Philippines: Economic growth slows in the first quarter
May 30, 2011
In the first quarter, GDP expanded 4.9% over the same period the year before. The reading came in below the 6.1% increase observed in the fourth quarter (previously reported: +7.1% year-on-year) and market expectations that had seen GDP growing at a faster rate of 5.1%. The slower pace of economic growth was partially associated with a base effect from Q1 2010, when government spending boosted GDP growth to 8.4%. Furthermore, this was also the first time when the national accounts were calculated using a new data series rebased to constant 2000 prices. As a consequence of the change in methodology, the full-year economic growth for 2010 was revised upwards to 7.6% from the previously estimated 7.3%. According to the Philippine National Statistical Coordination Board (NSCB), the weaker growth in Q1 mainly reflected government underspending as well as weak performance of the external sector. Government consumption declined a whopping 17.2% in the first quarter, down from a 6.6% contraction registered in the fourth quarter. Private consumption growth remained unchanged from the fourth quarter and added 4.9% in the first. Investment decelerated from growth of 16.1% in the fourth quarter to a 12.0% increase in the first quarter.
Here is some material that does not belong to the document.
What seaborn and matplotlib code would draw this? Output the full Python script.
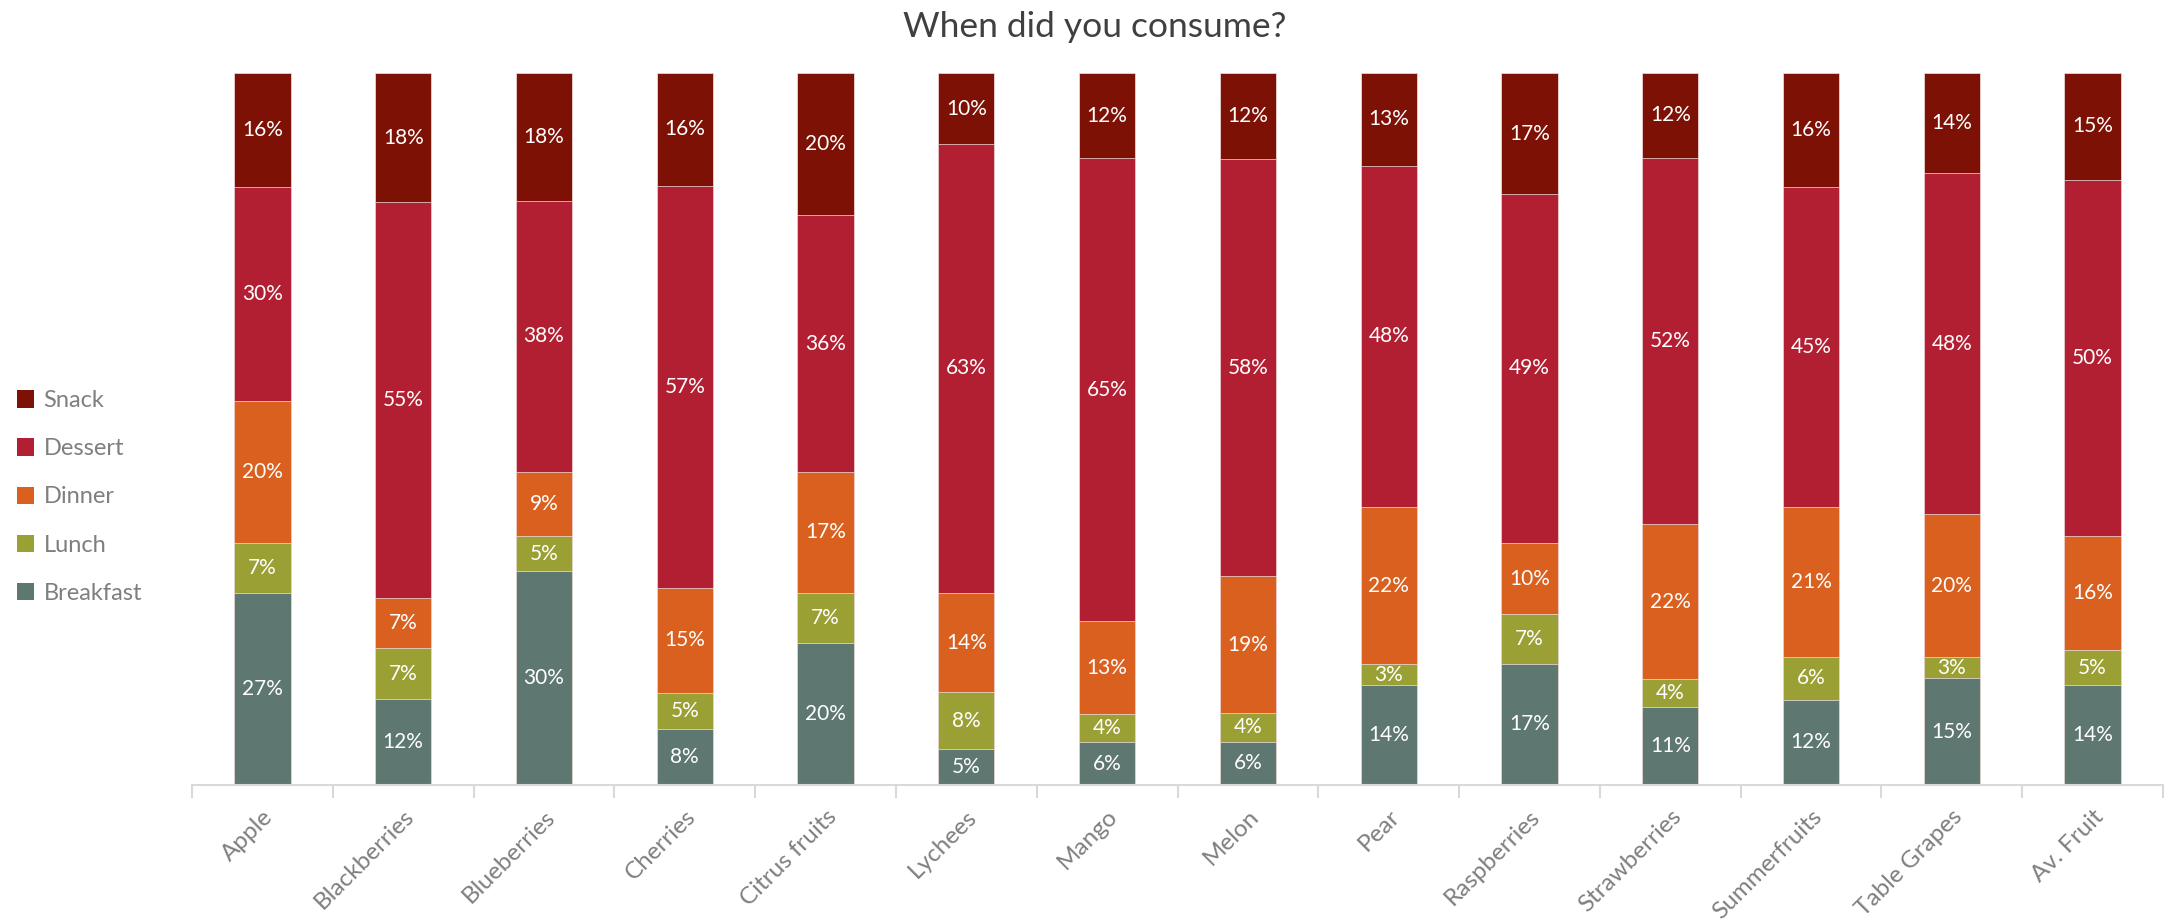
import matplotlib
matplotlib.use("Agg")
import matplotlib.pyplot as plt
from matplotlib.patches import Patch
import numpy as np
import pandas as pd
import seaborn as sns

fruits = ["Apple", "Blackberries", "Blueberries", "Cherries", "Citrus fruits",
          "Lychees", "Mango", "Melon", "Pear", "Raspberries", "Strawberries",
          "Summerfruits", "Table Grapes", "Av. Fruit"]

# share of respondents (%) by meal occasion
breakfast = [27, 12, 30, 8, 20, 5, 6, 6, 14, 17, 11, 12, 15, 14]
lunch     = [7, 7, 5, 5, 7, 8, 4, 4, 3, 7, 4, 6, 3, 5]
dinner    = [20, 7, 9, 15, 17, 14, 13, 19, 22, 10, 22, 21, 20, 16]
dessert   = [30, 55, 38, 57, 36, 63, 65, 58, 48, 49, 52, 45, 48, 50]
snack     = [16, 18, 18, 16, 20, 10, 12, 12, 13, 17, 12, 16, 14, 15]

occasions = ["Breakfast", "Lunch", "Dinner", "Dessert", "Snack"]
colors = {"Breakfast": "#5E7770", "Lunch": "#9AA034", "Dinner": "#D9601F",
          "Dessert": "#B21F33", "Snack": "#7E1105"}

df = pd.DataFrame({"Breakfast": breakfast, "Lunch": lunch, "Dinner": dinner,
                   "Dessert": dessert, "Snack": snack}, index=fruits)
share = df.div(df.sum(axis=1), axis=0)          # 100% stacked
cum = share.cumsum(axis=1)

sns.set_theme(style="white")
plt.rcParams["font.family"] = ["Lato", "DejaVu Sans"]

fig = plt.figure(figsize=(21.68, 9.24), dpi=100)
ax = fig.add_axes([192 / 2168, 1 - 785 / 924, (2163 - 192) / 2168, (785 - 73) / 924])

# draw cumulative totals from the top segment downwards so each layer shows
for occ in reversed(occasions):
    plot_df = pd.DataFrame({"fruit": fruits, "value": cum[occ].values})
    sns.barplot(data=plot_df, x="fruit", y="value", order=fruits,
                color=colors[occ], saturation=1, width=0.4,
                edgecolor="#f0e2e2", linewidth=0.5, ax=ax)

# value labels in the middle of each segment
for i, fruit in enumerate(fruits):
    for occ in occasions:
        top = cum.loc[fruit, occ]
        mid = top - share.loc[fruit, occ] / 2
        ax.text(i, mid, f"{df.loc[fruit, occ]}%", ha="center", va="center",
                color="white", fontsize=15)

ax.set_xlim(-0.5, len(fruits) - 0.5)
ax.set_ylim(0, 1)
ax.set_xlabel("")
ax.set_ylabel("")
ax.set_yticks([])
for s in ["top", "right", "left"]:
    ax.spines[s].set_visible(False)
ax.spines["bottom"].set_color("#D9D9D9")
ax.spines["bottom"].set_linewidth(1.5)

ax.set_xticks(range(len(fruits)))
ax.set_xticklabels(fruits, rotation=45, ha="right", rotation_mode="anchor",
                   color="#7F7F7F", fontsize=17.5)
ax.tick_params(axis="x", which="major", length=0, pad=15)
ax.set_xticks(np.arange(-0.5, len(fruits)), minor=True)
ax.tick_params(axis="x", which="minor", length=9, width=1.5, color="#D9D9D9",
               bottom=True)

fig.text(0.505, 1 - 27 / 924, "When did you consume?", ha="center", va="center",
         fontsize=25.5, color="#404040")

handles = [Patch(facecolor=colors[o], edgecolor="none") for o in reversed(occasions)]
fig.legend(handles, list(reversed(occasions)), loc="center left",
           bbox_to_anchor=(0.0, 1 - 497 / 924), frameon=False,
           fontsize=17, labelcolor="#7F7F7F", handlelength=0.75,
           handleheight=0.75, handletextpad=0.4, labelspacing=1.15,
           borderaxespad=0.3)

fig.savefig("out.png", dpi=100)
Exports of goods and services decelerated to 3.3% (Q4: +16.8% yoy), while imports grew at a slower 8.8% pace (Q4: +21.9% yoy). As a result, the net contribution of the external sector to overall economic growth remained negative although improved slightly from minus 3.1 percentage points in the fourth quarter to minus 2.6 percentage points in the first. At the sector level, the quarterly reading was driven by growth of 7.2% in the industrial sector (Q4: +6.5% yoy) as well as in services, which added 3.7% (Q4: +6.4% yoy). The agricultural sector remained broadly stable, increasing 4.2% in the first quarter (Q4: +4.1% yoy). The government expects growth to remain within the 7.0 - 8.0% target for 2011.